More than three decades ago, Justice Jackson criticized the abuse and misuse of conspiracy charges. See Krulewitch v. United States, 336 U.S. 440, 445, 69 S.Ct. 716, 719, 93 L.Ed. 790 (1949). He referred to “[t]he unavailing protest of courts against the growing habit to indict for conspiracy in lieu of prosecuting for the substantive offense itself, or in addition thereto.” Id. at 445-46, 69 S.Ct. at 719 (footnote omitted). His criticism still rings true. Because Wharton’s Rule helps prevent the misuse of conspiracy charges, it should not be applied grudgingly when only the same two parties are involved.

Paragraph 266 of the Manual for Courts-Martial states that “[o]ne transaction, or what is substantially one transaction, should not be made the basis for an unreasonable multiplication of charges against one person,” and excessive use of conspiracy charges contravenes this direction. Cf. United States v. Sturdivant, 13 M.J. 323 (C.M.A.1982). Therefore, even though transfers of contraband may fall outside the scope of Wharton’s Rule because concerted criminal action is not required, see Iannelli v. United States, supra 420 U.S. at 785, 95 S.Ct. at 1293, and United States v. Earhart, supra, we do not believe that every routine transfer of a drug should lead to preferring a charge of conspiracy to transfer that drug. Otherwise, the maximum punishment for a transfer will be elevated above that which normally would be allowed for such a transaction under the Table of Maximum Punishments. See para. 127c, Manual, supra. Moreover, such a practice in charging also tends to promote discrimination between those accused who have been doubly prosecuted in this manner and those who have been charged only with the substantive offense.

Although a prosecutor has great discretion in his choice of charges, cf. United States v. Batchelder, 442 U.S. 114, 99 S.Ct. 2198, 60 L.Ed.2d 755 (1979), trial and appellate judges should be alert to prevent the misuse of conspiracy charges to escalate maximum punishments imposable beyond those which the President had in mind. Otherwise, prosecutors will have a virtual invitation to be vindictive as to some accused by adding conspiracy charges to the substantive offenses against them. Cf. Blackledge v. Perry, 417 U.S. 21, 94 S.Ct. 2098, 40 L.Ed.2d 628 (1974).

V

We hold that Wharton’s Rule did not apply in the present case. Furthermore, the multiplication of charges was not unreasonable, and the conspiracy charge was properly used to prosecute concerted criminal activity. Accordingly, the decision of the United States Air Force Court of Military Review is affirmed.

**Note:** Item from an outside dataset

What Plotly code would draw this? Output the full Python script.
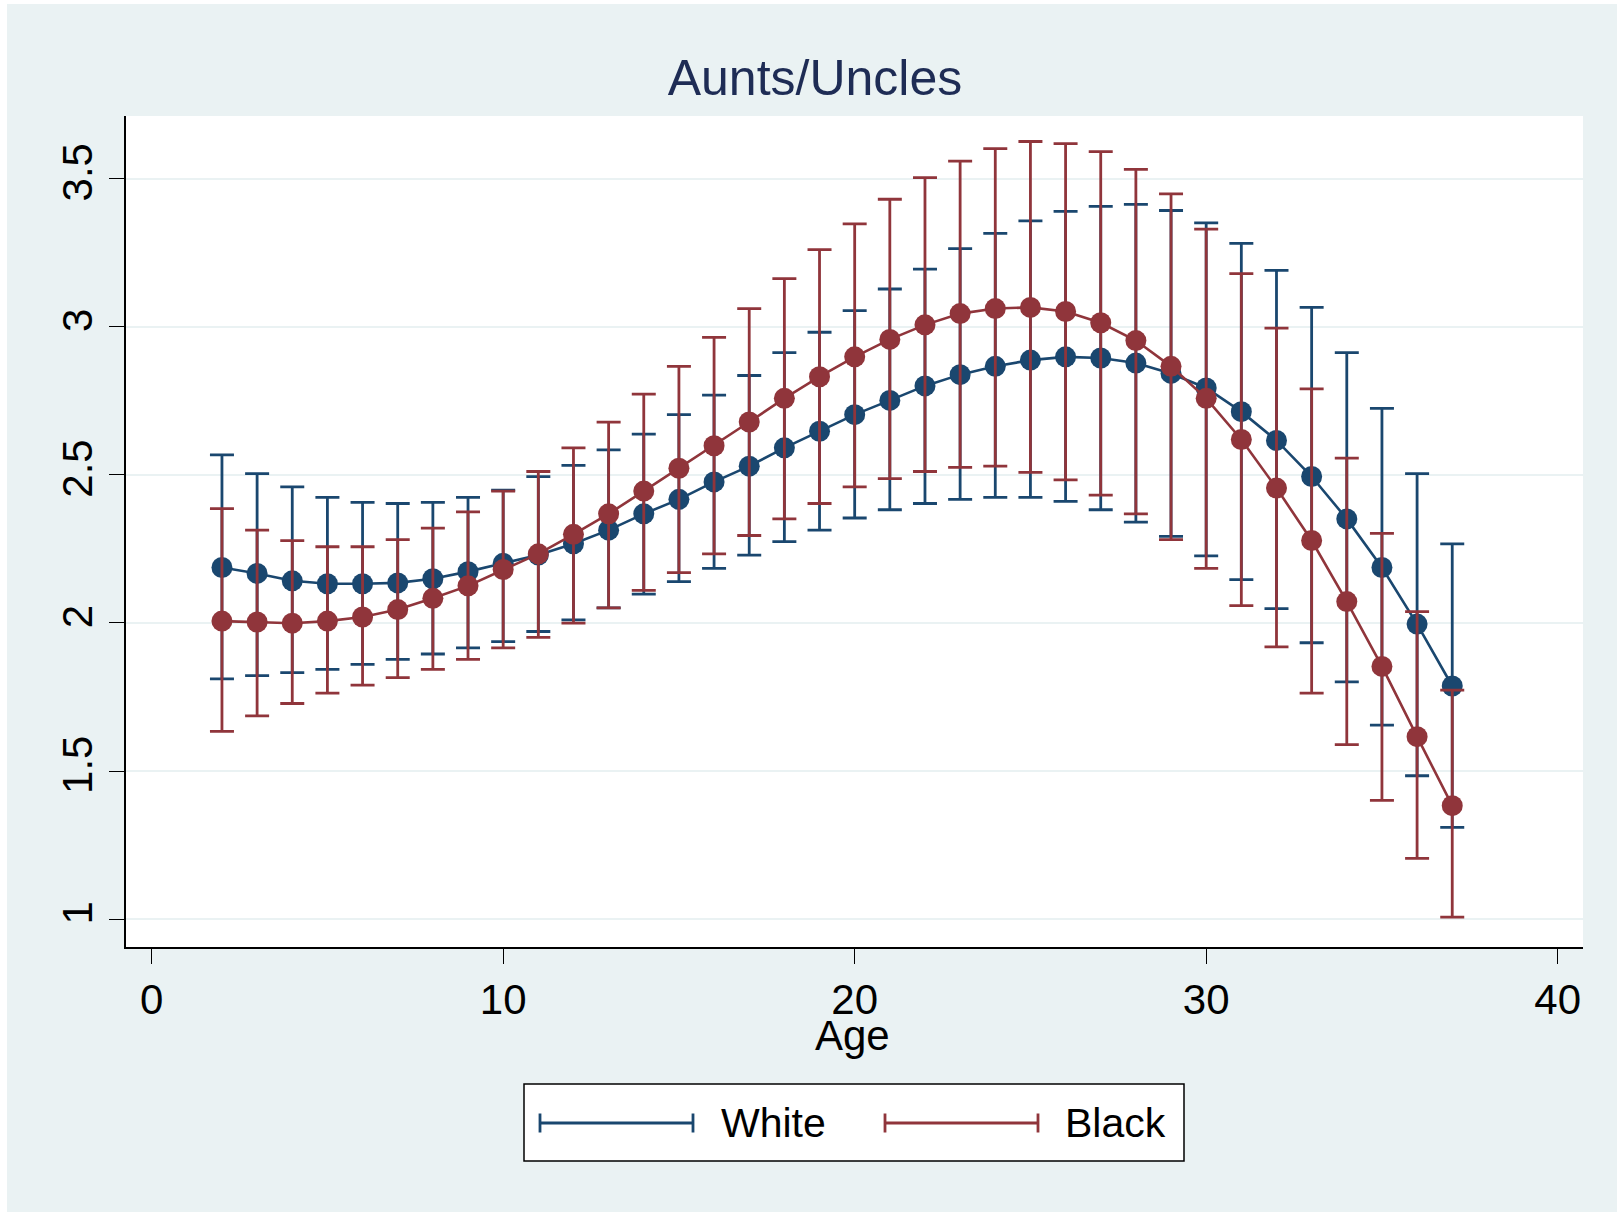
import plotly.graph_objects as go

# Predicted number of living aunts/uncles by age, with 95% confidence bounds
ages = list(range(2, 38))

white_mean = [2.187, 2.167, 2.142, 2.132, 2.132, 2.135, 2.149, 2.173, 2.201, 2.229,
              2.267, 2.313, 2.368, 2.417, 2.476, 2.529, 2.591, 2.647, 2.703, 2.751,
              2.800, 2.838, 2.866, 2.887, 2.898, 2.894, 2.877, 2.842, 2.793, 2.713,
              2.616, 2.494, 2.351, 2.187, 1.996, 1.787]
white_upper = [2.567, 2.504, 2.459, 2.424, 2.407, 2.403, 2.407, 2.424, 2.448, 2.494,
               2.532, 2.584, 2.637, 2.703, 2.769, 2.835, 2.912, 2.981, 3.054, 3.127,
               3.194, 3.263, 3.315, 3.357, 3.389, 3.406, 3.413, 3.392, 3.350, 3.281,
               3.190, 3.065, 2.912, 2.724, 2.504, 2.267]
white_lower = [1.811, 1.822, 1.832, 1.843, 1.860, 1.877, 1.895, 1.916, 1.937, 1.971,
               2.010, 2.051, 2.097, 2.139, 2.184, 2.229, 2.274, 2.313, 2.354, 2.382,
               2.403, 2.417, 2.424, 2.424, 2.410, 2.382, 2.340, 2.292, 2.226, 2.146,
               2.048, 1.933, 1.801, 1.655, 1.484, 1.310]

black_mean = [2.006, 2.003, 1.999, 2.006, 2.020, 2.045, 2.083, 2.125, 2.180, 2.233,
              2.299, 2.368, 2.445, 2.522, 2.598, 2.678, 2.758, 2.831, 2.898, 2.957,
              3.006, 3.044, 3.061, 3.065, 3.051, 3.013, 2.953, 2.866, 2.758, 2.619,
              2.455, 2.278, 2.072, 1.853, 1.616, 1.383]
black_upper = [2.386, 2.313, 2.278, 2.257, 2.257, 2.281, 2.320, 2.375, 2.445, 2.511,
               2.591, 2.678, 2.772, 2.866, 2.964, 3.061, 3.162, 3.260, 3.347, 3.430,
               3.503, 3.559, 3.601, 3.625, 3.618, 3.591, 3.531, 3.448, 3.329, 3.179,
               2.995, 2.790, 2.556, 2.302, 2.038, 1.773]
black_lower = [1.634, 1.686, 1.728, 1.763, 1.790, 1.815, 1.843, 1.877, 1.916, 1.951,
               1.999, 2.051, 2.110, 2.170, 2.233, 2.295, 2.351, 2.403, 2.459, 2.487,
               2.511, 2.525, 2.529, 2.508, 2.483, 2.431, 2.368, 2.281, 2.184, 2.058,
               1.919, 1.763, 1.589, 1.401, 1.205, 1.007]

x_ticks = [0, 10, 20, 30, 40]
y_ticks = [1, 1.5, 2, 2.5, 3, 3.5]
y_tick_labels = ["1", "1.5", "2", "2.5", "3", "3.5"]

NAVY = "#1A476F"
MAROON = "#90353B"
BG = "#EAF2F3"
FONT = "Liberation Sans, Arial, sans-serif"

W, H = 1617, 1212
ML, MR, MT, MB = 126, 34, 116, 265
PW, PH = W - ML - MR, H - MT - MB


def px_x(px):
    return (px - ML) / PW


def px_y(py):
    return (H - MB - py) / PH


series = [
    ("White", white_mean, white_upper, white_lower, NAVY),
    ("Black", black_mean, black_upper, black_lower, MAROON),
]

fig = go.Figure()
for name, mean, upper, lower, color in series:
    fig.add_trace(go.Scatter(
        x=ages, y=mean, name=name, mode="lines+markers",
        line=dict(color=color, width=2.6),
        marker=dict(color=color, size=21, symbol="circle"),
        error_y=dict(type="data", symmetric=False,
                     array=[u - m for u, m in zip(upper, mean)],
                     arrayminus=[m - l for m, l in zip(mean, lower)],
                     color=color, thickness=2.8, width=12),
        showlegend=False, hoverinfo="skip",
    ))

shapes = [
    # white frame strips on the left and top edges
    dict(type="rect", xref="paper", yref="paper", x0=px_x(0), x1=px_x(7),
         y0=px_y(H), y1=px_y(0), fillcolor="white", line=dict(width=0)),
    dict(type="rect", xref="paper", yref="paper", x0=px_x(0), x1=px_x(W),
         y0=px_y(4), y1=px_y(0), fillcolor="white", line=dict(width=0)),
    # legend box
    dict(type="rect", xref="paper", yref="paper", x0=px_x(524), x1=px_x(1184),
         y0=px_y(1161), y1=px_y(1084), fillcolor="white",
         line=dict(color="black", width=1.5)),
]

annotations = [
    dict(text="Age", xref="paper", yref="paper", x=px_x(852), y=px_y(1035),
         xanchor="center", yanchor="middle", showarrow=False,
         font=dict(family=FONT, size=42, color="black")),
]
legend_items = [("White", NAVY, 540, 693, 719), ("Black", MAROON, 885, 1038, 1063)]
ly = 1123
for label, color, x0, x1, tx in legend_items:
    shapes.append(dict(type="line", xref="paper", yref="paper",
                       x0=px_x(x0), x1=px_x(x1), y0=px_y(ly), y1=px_y(ly),
                       line=dict(color=color, width=2.8)))
    for xc in (x0, x1):
        shapes.append(dict(type="line", xref="paper", yref="paper",
                           x0=px_x(xc), x1=px_x(xc), y0=px_y(ly - 9.5), y1=px_y(ly + 9.5),
                           line=dict(color=color, width=2.8)))
    annotations.append(dict(text=label, xref="paper", yref="paper",
                            x=px_x(tx), y=px_y(ly), xanchor="left", yanchor="middle",
                            showarrow=False, font=dict(family=FONT, size=41, color="black")))

fig.update_layout(
    width=W, height=H,
    margin=dict(l=ML, r=MR, t=MT, b=MB, pad=0),
    paper_bgcolor=BG, plot_bgcolor="white",
    title=dict(text="Aunts/Uncles", x=815 / W, xref="container", xanchor="center",
               y=1 - 77 / H, yref="container", yanchor="middle",
               font=dict(family=FONT, size=50, color="#1E2C55")),
    xaxis=dict(range=[-0.73, 40.72], tickvals=x_ticks, ticks="outside", ticklen=15,
               tickwidth=1.2, tickcolor="black", showline=True, linecolor="black",
               linewidth=2, showgrid=False, zeroline=False,
               tickfont=dict(family=FONT, size=42, color="black")),
    yaxis=dict(range=[0.906, 3.711], tickvals=y_ticks, ticktext=y_tick_labels,
               tickangle=-90, ticks="outside", ticklen=15, tickwidth=1.2,
               tickcolor="black", showline=True, linecolor="black", linewidth=2,
               showgrid=True, gridcolor=BG, gridwidth=2, zeroline=False,
               tickfont=dict(family=FONT, size=42, color="black")),
    shapes=shapes,
    annotations=annotations,
    showlegend=False,
)

fig.write_html("out.html")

Senior Judge COOK concurs.

. Specification 4 — wrongful possession of 497 grams of marihuana on January 23, 1981, with intent to distribute; specification 5 — wrongful use of marihuana on January 23, 1981; specification 6 — wrongful use of marihuana on May 25, 1981; specification 7 — wrongful possession of 153 grams of marihuana on May 25, 1981; specification 8 — wrongful transfer of marihua*35na on May 25, 1981; specification 9 — wrongful possession of 23.2 grams of marihuana on May 26, 1981.

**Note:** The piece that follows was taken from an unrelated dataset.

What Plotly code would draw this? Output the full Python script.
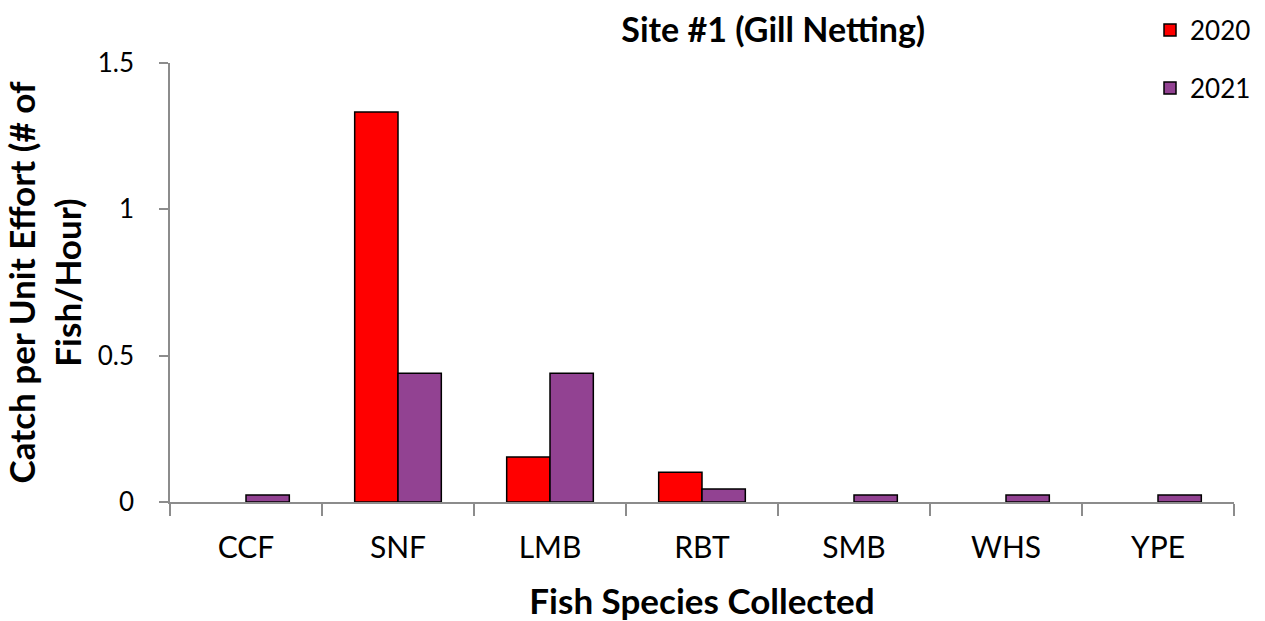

. The judge is to be commended for providing this clarification for the benefit of those who later would review the record. By his statement for the record, the judge gave a precise measure of the effects of any error that he might have committed in his decision on the applicability of Wharton’s rule.

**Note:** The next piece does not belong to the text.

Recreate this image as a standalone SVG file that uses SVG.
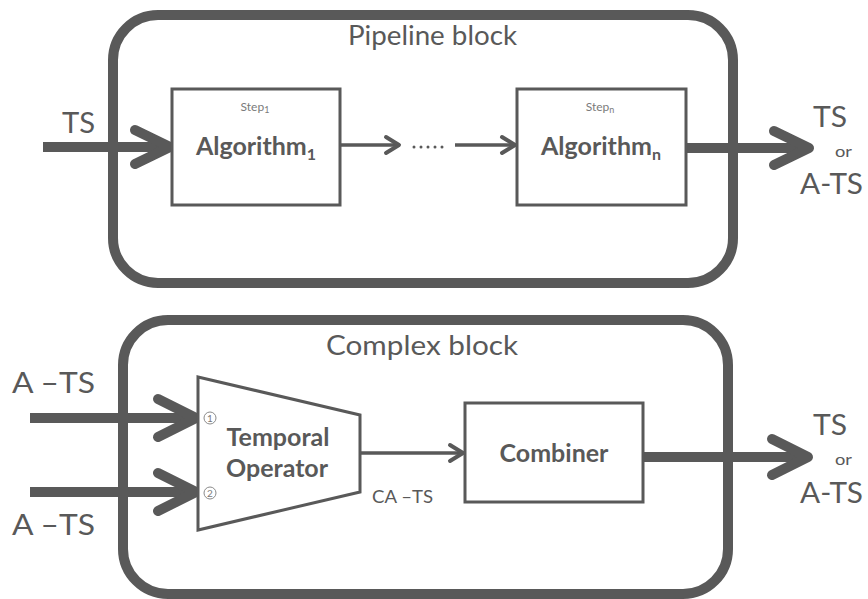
<svg xmlns="http://www.w3.org/2000/svg" width="868" height="599" viewBox="0 0 868 599">
  <style>
    .frame { fill: none; stroke: #595959; stroke-width: 10; }
    .box { fill: #ffffff; stroke: #595959; stroke-width: 3; }
    .thick { fill: none; stroke: #595959; stroke-width: 10; }
    .thin { fill: none; stroke: #595959; stroke-width: 3.5; }
    .head-thick { fill: none; stroke: #595959; stroke-width: 10; stroke-linecap: round; stroke-linejoin: round; }
    .head-thin { fill: none; stroke: #595959; stroke-width: 4; stroke-linecap: round; stroke-linejoin: round; }
    text { font-family: Lato, "Liberation Sans", sans-serif; fill: #595959; }
    .title { font-size: 26px; }
    .io { font-size: 28px; }
    .or { font-size: 16px; }
    .label { font-size: 25px; font-weight: bold; }
    .step { font-size: 12px; fill: #7a7a7a; }
    .small { font-size: 17px; }
    .num { font-size: 10px; fill: #7a7a7a; }
  </style>

  <rect width="868" height="599" fill="#ffffff"/>

  <!-- pipeline block -->
  <g id="pipeline-block">
    <rect class="frame" x="113" y="15" width="620" height="268" rx="45" ry="45"/>
    <text class="title" x="348" y="45" textLength="169" lengthAdjust="spacingAndGlyphs">Pipeline block</text>
  </g>

  <!-- complex block -->
  <g id="complex-block">
    <rect class="frame" x="123" y="320" width="605" height="274" rx="45" ry="45"/>
    <text class="title" x="326" y="355" textLength="192" lengthAdjust="spacingAndGlyphs">Complex block</text>
  </g>

  <!-- connectors -->
  <g id="connectors">
    <!-- pipeline input -->
    <line class="thick" x1="43" y1="147" x2="170" y2="147"/>
    <polyline class="head-thick" points="135,130 170,147 135,164"/>
    <!-- algorithm 1 to ellipsis -->
    <line class="thin" x1="340" y1="145" x2="398" y2="145"/>
    <polyline class="head-thin" points="386,137 399,145 386,153"/>
    <!-- ellipsis to algorithm n -->
    <line class="thin" x1="455" y1="145" x2="514" y2="145"/>
    <polyline class="head-thin" points="502,137 515,145 502,153"/>
    <!-- pipeline output -->
    <line class="thick" x1="686" y1="148" x2="808" y2="148"/>
    <polyline class="head-thick" points="774,131 809,148 774,165"/>

    <!-- complex inputs -->
    <line class="thick" x1="30" y1="418" x2="196" y2="418"/>
    <polyline class="head-thick" points="158,399 196,418 158,437"/>
    <line class="thick" x1="30" y1="492" x2="196" y2="492"/>
    <polyline class="head-thick" points="158,473 196,492 158,511"/>
    <!-- temporal operator to combiner -->
    <line class="thin" x1="360" y1="453" x2="462" y2="453"/>
    <polyline class="head-thin" points="450,445 463,453 450,461"/>
    <!-- complex output -->
    <line class="thick" x1="643" y1="457" x2="807" y2="457"/>
    <polyline class="head-thick" points="772,439 808,457 772,475"/>
  </g>

  <!-- ellipsis between steps -->
  <g id="ellipsis" fill="#595959">
    <circle cx="414" cy="147" r="1.5"/>
    <circle cx="421" cy="147" r="1.5"/>
    <circle cx="428" cy="147" r="1.5"/>
    <circle cx="435" cy="147" r="1.5"/>
    <circle cx="442" cy="147" r="1.5"/>
  </g>

  <!-- algorithm 1 -->
  <g id="algorithm-1">
    <rect class="box" x="172" y="89" width="168" height="116"/>
    <text class="step" x="255" y="111" text-anchor="middle">Step<tspan font-size="9" dy="2">1</tspan></text>
    <text class="label" x="256" y="155" text-anchor="middle">Algorithm<tspan font-size="16" dy="5">1</tspan></text>
  </g>

  <!-- algorithm n -->
  <g id="algorithm-n">
    <rect class="box" x="517" y="89" width="169" height="116"/>
    <text class="step" x="600" y="111" text-anchor="middle">Step<tspan font-size="9" dy="2">n</tspan></text>
    <text class="label" x="601" y="155" text-anchor="middle">Algorithm<tspan font-size="16" dy="5">n</tspan></text>
  </g>

  <!-- temporal operator -->
  <g id="temporal-operator">
    <polygon class="box" points="198,377 360,415 360,492 198,530"/>
    <circle cx="210" cy="418" r="6" fill="#ffffff" stroke="#8a8a8a" stroke-width="1"/>
    <text class="num" x="210" y="421.5" text-anchor="middle">1</text>
    <circle cx="210" cy="493" r="6" fill="#ffffff" stroke="#8a8a8a" stroke-width="1"/>
    <text class="num" x="210" y="496.5" text-anchor="middle">2</text>
    <text class="label" x="278" y="446" text-anchor="middle" font-size="26">Temporal</text>
    <text class="label" x="277" y="477" text-anchor="middle" font-size="26">Operator</text>
  </g>

  <!-- combiner -->
  <g id="combiner">
    <rect class="box" x="465" y="403" width="178" height="99"/>
    <text class="label" x="554" y="462" text-anchor="middle" font-size="26">Combiner</text>
  </g>

  <!-- signal labels -->
  <g id="labels">
    <text class="io" x="62" y="133" textLength="33" lengthAdjust="spacingAndGlyphs">TS</text>
    <text class="io" x="813" y="127" textLength="34" lengthAdjust="spacingAndGlyphs">TS</text>
    <text class="or" x="835" y="157" textLength="17" lengthAdjust="spacingAndGlyphs">or</text>
    <text class="io" x="800" y="194" textLength="63" lengthAdjust="spacingAndGlyphs">A-TS</text>

    <text class="io" x="12" y="393" textLength="83" lengthAdjust="spacingAndGlyphs">A –TS</text>
    <text class="io" x="12" y="535" textLength="83" lengthAdjust="spacingAndGlyphs">A –TS</text>
    <text class="small" x="372" y="503" textLength="61" lengthAdjust="spacingAndGlyphs">CA –TS</text>
    <text class="io" x="813" y="435" textLength="34" lengthAdjust="spacingAndGlyphs">TS</text>
    <text class="or" x="835" y="465" textLength="17" lengthAdjust="spacingAndGlyphs">or</text>
    <text class="io" x="800" y="503" textLength="63" lengthAdjust="spacingAndGlyphs">A-TS</text>
  </g>
</svg>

. 420 U.S. 770, 782, 95 S.Ct. 1284, 1292, 43 L.Ed.2d 616 (1975).

. Cf. App. 6, form specification 127, Manual for Courts-Martial, United States, 1969 (Revised edition).

. "It is not to be supposed that the consent of an unmarried person to adultery with a married person, where the latter alone is guilty of the substantive offense, would render the former an abettor or a conspirator.” Gebardi v. United States, 287 U.S. 112, 123, 53 S.Ct. 35, 38, 77 L.Ed. 206, 212 (1932).

. However, if a single conspiracy violates different statutes, the defendant may be charged in separate counts and consecutive sentences imposed. See Albernaz v. United States, 450 U.S. 333, 101 S.Ct. 1137, 67 L.Ed.2d 275 (1981) (conspiracy to import marihuana under 21 U.S.C. § 963 and conspiracy to distribute marihuana under 21 U.S.C. § 846); American Tobacco Co. v. United States, 328 U.S. 781, 66 S.Ct. 1125, 90 L.Ed. 1575 (1946) (conspiracy in restraint of trade under 15 U.S.C. § 1 and conspiracy to monopolize under 15 U.S.C. § 2).






Concurrence Opinion

FLETCHER, Judge




Concurrence Opinion

(concurring in the result):

I concur with the conclusion reached by the majority. A simple restatement of the rule is found in Wharton’s Criminal Law, § 731 (C. Torcía 14th ed. 1981) (footnote omitted), as follows:

An agreement between two persons to commit an offense does not constitute conspiracy when the target offense is so defined that it can be committed only by the participation of two persons.

Where there is a third party to the crime, the rule has never applied. See Iannelli v. United States, 420 U.S. 770, 782 n. 15, 95 S.Ct. 1284, 1292 n. 15, 43 L.Ed.2d 616 (1975); Gebardi v. United States, 287 U.S. 112, 53 S.Ct. 35, 77 L.Ed. 206 (1932); Wharton’s, supra, p. 547. In this matter there could have been no possession by or transfer between the parties to the conspiracy without the intervention of a third party— the person who sold the drugs to appellant in Amsterdam.